Bon Appetit has set an ambitious goal of having at least 80 percent of its accounts certified for food recovery by the end of 2018. That means a majority of the company’s accounts will be donating food on a regular basis.
However, it often runs into problems setting up such programs because of variations in local regulations, and because health inspectors may not be well versed in the USDA’s and FDA’s guidelines for food recovery, Cummings said.
Bon Appetit, for example, is the food service management company for Oberlin College. It tried getting a food recovery program off the ground at the university in 2014, but the local health department said it couldn’t happen until it obtained “special licensing” to transfer food offsite.
“It took so long to navigate what is actually true here. I’m not even sure they have the program up and running,” Cummings said. “It throws a wrench in a very delicate process.”

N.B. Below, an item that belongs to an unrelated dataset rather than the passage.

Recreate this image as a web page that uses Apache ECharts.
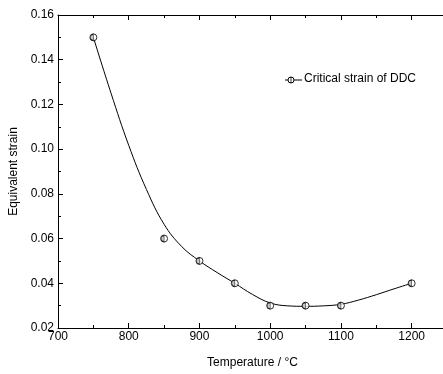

Both Cummings and Civita agree that getting the FDA and local health departments to help craft more clear guidelines on how to donate food safely is critical to getting more restaurants on board to donate.
Such partnerships have already proven to be effective.
Food Lifeline, a Seattle food bank, got together with the Washington Department of Health to launch Seattle’s Table, a food recovery program. The collaboration has made the donation process so seamless that every one of Bon Appetit’s accounts there can give away its excess food without a problem.
Cummings calls Seattle’s Table her “shining example” of what she wants to see happening.
Civita said it’s high time to improve such guidelines considering how far advancements have come in food conservation since the Bill Emerson Act was passed.
At the time, the industry didn’t have a full scope understanding of how much food was being wasted. The act mostly had salvaging frozen food and expired packages of Rice-A-Roni in mind when it was passed.
“We’re sort of trying to use this analog tool in a digital age,” she said. “The world has changed dramatically since the Bill Emerson Act was passed. Now, it merits a second look, so it can continue to facilitate important socially responsible work.”